"Royal Court Diaries", a film for Omnibus, contains the requisite number of tantrums and swear-words - we are, after all, dealing with artists, darling - but there is no question of the participants being done up like kippers by the documentary-makers, because the documentary-makers are Stephen Daldry, artistic director at the Royal Court, and David Lan, its writer-in-residence.
Lan, the principal photographer on the project who shot a massive 74 hours of footage, says connoisseurs of the stitch-up will be disappointed. "I wasn't after scandal," he declares. "It was just a portrait of what happened. All Nigel Williams (Omnibus's editor) said was: `Here's the camera, off you go. Follow your noses'."
Charting the year following the award in September 1995 of a pounds 15.8m National Lottery grant for rebuilding the theatre, "Royal Court Diaries" puts the idea of change centre-stage. Unlike The House, however, this film portrays it not through extravagant scenes of telephone-throwing and bravura sacking, but through a rather less glamorous accumulation of meetings with the Arts Council and the Kensington and Chelsea Borough Building Committee. Vikki Heywood, executive director at the theatre, says with understandable exasperation at one point: "The only thing that is going to stop us is officialdom."
The meetings are none the less telling in themselves. They capture that sense of being involved with organisations in the throes of administrative cataclysm. In one scene, the financial director of the theatre tells Daldry that "there's a jittery feeling in this building", to which he replies: "People are always jittery about change."

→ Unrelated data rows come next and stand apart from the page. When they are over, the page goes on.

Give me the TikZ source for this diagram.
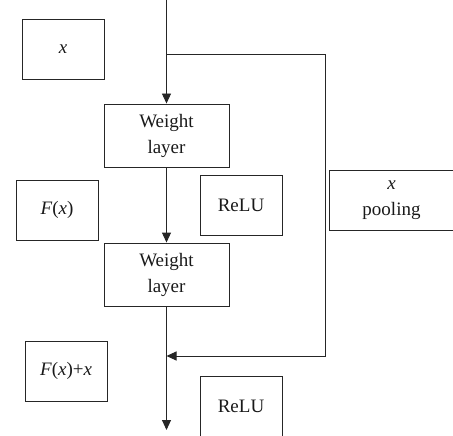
\documentclass[tikz,border=0pt]{standalone}
\usepackage{fontspec}
\setmainfont{Liberation Serif}
\usetikzlibrary{arrows.meta}
\begin{document}
\begin{tikzpicture}[x=1pt,y=-1pt,
  box/.style={draw=black!85, line width=0.9pt, inner sep=0pt, align=center,
    font=\fontsize{19}{26}\selectfont, text=black!90},
  sq/.style={box, minimum width=82pt, minimum height=60pt},
  wl/.style={box, minimum width=125pt, minimum height=63pt},
  conn/.style={draw=black!85, line width=0.9pt},
  arr/.style={conn, -{Triangle[length=10pt,width=9pt]}}]
\useasboundingbox (0,0) rectangle (453,436);
\node[sq] (xbox) at (63,49) {\textit{x}};
\node[wl] (w1) at (166.5,135.5) {Weight\\layer};
\node[sq] (fx) at (57,210) {\textit{F}(\textit{x})};
\node[sq] (relu1) at (241,205) {ReLU};
\node[box, minimum width=125pt, minimum height=60pt] (pool) at (391.5,200) {\textit{x}\\pooling};
\node[wl] (w2) at (166.5,274.5) {Weight\\layer};
\node[sq] (fxx) at (66,371) {\textit{F}(\textit{x})+\textit{x}};
\node[sq] (relu2) at (241,406) {ReLU};
\coordinate (top) at (166.5,0);
\coordinate (split) at (166.5,54);
\coordinate (c1) at (325,54);
\coordinate (c2) at (325,356);
\coordinate (join) at (166.5,356);
\coordinate (bot) at (166.5,430);
\draw[arr] (top) -- (w1.north);
\draw[arr] (split) -- (c1) -- (c2) -- (join);
\draw[arr] (w1.south) -- (w2.north);
\draw[arr] (w2.south) -- (bot);
\end{tikzpicture}
\end{document}
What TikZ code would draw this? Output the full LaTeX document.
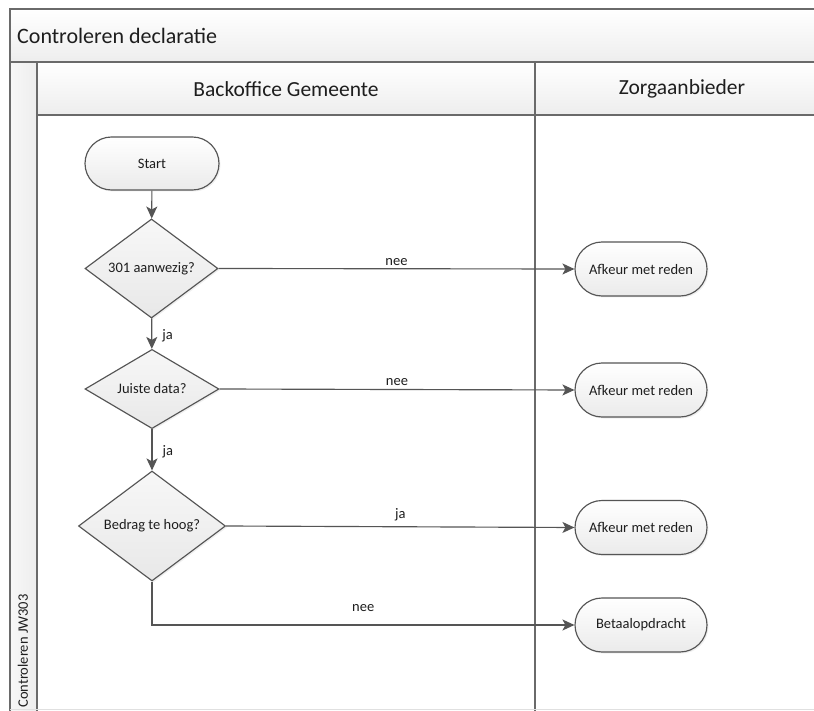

Daldry expands on this. "Change can be incredibly empowering if handled right. Theatres are like football clubs. You're either expanding and getting better, or standing still and getting worse. You're either being promoted or relegated."
Lan is keen to generalise from the specific case of his own theatre. "It's that moment of reassessment," he observes, "when you think: `What is good in this country? What do we want to hold onto?' It's a question of what you keep and what you get rid of. It exists powerfully for individuals as well as institutions. You only think about it in times of crisis. When things break down, your old way of looking at the world doesn't work anymore."
The two producers of the film are trusting that it will help with what they admit is an image problem for theatre people. "I'm the 97th person to say it, but I hope it puts a stop to all this `luvvies' business," Lan asserts, with feeling. "Camus said: `If you do art and it goes badly, you can't complain because nobody asked you to do it.' But when you look at people who are really good at their job dismissed contemptuously as luvvies, you think the critics have missed the point. In the film, you get a picture of people who are playful, but whose commitment is absolute."
It is a sentiment that Daldry wholeheartedly endorses. "There's a sense that people don't understand theatres," he opines. "Anything that gives people access to what we do can only be to the good. Maybe people think theatres are run by luvvies or irresponsible people. We live in a time of philistinism. In that climate, it's good to show artistic organisations not being silly but engaging in the real world.
"In terms of the politics of the Lottery," he concludes, "it's important to see money being spent with care, integrity and correct budgetary control. It's not manna from heaven for luvvies rushing around with cheque books."